_TASK REQUIREMENTS:_
Leave the pictures out and quote every line from the start of the listing to the line with "import pandas as pd", inclusive.

_DATA EXCERPT:_
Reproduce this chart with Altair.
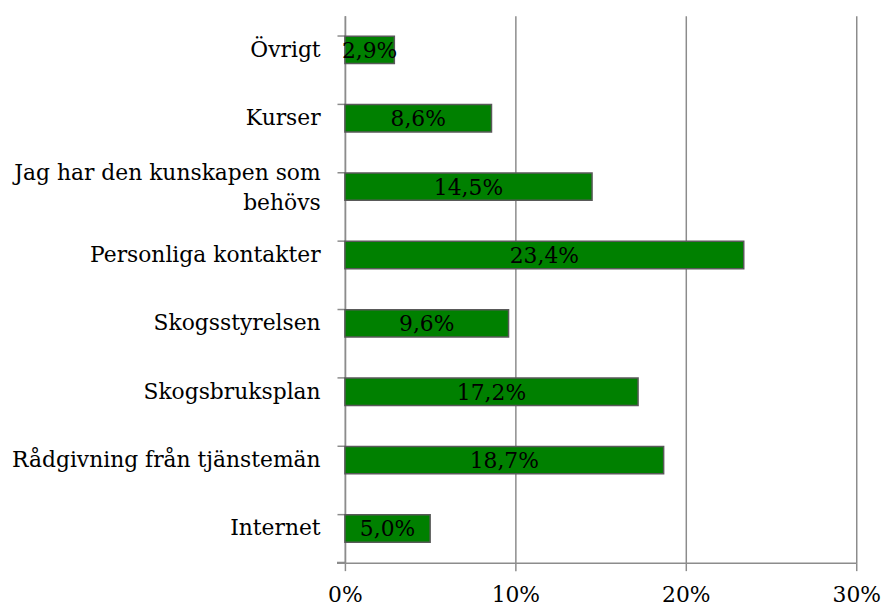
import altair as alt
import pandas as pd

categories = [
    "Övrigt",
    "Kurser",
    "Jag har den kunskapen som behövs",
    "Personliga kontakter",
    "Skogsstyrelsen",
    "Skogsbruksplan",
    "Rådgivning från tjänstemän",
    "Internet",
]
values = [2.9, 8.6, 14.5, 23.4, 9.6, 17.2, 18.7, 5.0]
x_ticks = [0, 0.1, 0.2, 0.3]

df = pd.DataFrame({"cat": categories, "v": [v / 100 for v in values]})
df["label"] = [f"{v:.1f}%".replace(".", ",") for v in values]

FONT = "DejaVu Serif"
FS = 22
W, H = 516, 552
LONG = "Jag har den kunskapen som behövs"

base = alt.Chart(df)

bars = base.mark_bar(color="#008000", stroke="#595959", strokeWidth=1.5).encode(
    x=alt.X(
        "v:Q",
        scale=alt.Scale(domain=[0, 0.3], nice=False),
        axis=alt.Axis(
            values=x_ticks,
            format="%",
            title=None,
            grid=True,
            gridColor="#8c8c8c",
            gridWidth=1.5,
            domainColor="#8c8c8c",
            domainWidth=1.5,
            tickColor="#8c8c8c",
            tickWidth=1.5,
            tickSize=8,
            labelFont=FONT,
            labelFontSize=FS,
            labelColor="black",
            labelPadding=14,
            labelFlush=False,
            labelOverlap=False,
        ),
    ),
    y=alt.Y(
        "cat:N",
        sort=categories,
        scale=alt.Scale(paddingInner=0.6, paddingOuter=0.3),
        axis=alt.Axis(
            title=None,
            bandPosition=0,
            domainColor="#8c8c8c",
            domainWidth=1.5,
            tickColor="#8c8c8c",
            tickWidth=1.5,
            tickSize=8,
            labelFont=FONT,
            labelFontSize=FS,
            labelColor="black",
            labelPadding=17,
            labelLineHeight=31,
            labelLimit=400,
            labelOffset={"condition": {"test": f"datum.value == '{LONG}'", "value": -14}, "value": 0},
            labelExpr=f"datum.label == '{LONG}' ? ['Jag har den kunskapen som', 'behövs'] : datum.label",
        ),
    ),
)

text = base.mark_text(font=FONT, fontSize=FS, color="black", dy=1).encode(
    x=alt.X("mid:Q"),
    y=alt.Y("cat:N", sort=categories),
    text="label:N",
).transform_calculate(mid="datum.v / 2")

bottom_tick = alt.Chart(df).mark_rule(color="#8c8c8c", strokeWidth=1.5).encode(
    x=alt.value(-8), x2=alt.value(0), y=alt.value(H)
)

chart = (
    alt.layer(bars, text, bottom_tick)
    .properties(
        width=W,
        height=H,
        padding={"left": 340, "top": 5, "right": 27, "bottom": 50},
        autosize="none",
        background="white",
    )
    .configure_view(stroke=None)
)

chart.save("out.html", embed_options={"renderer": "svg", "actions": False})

_THE OUTPUT:_
Reproduce this chart with Altair.
import altair as alt
import pandas as pd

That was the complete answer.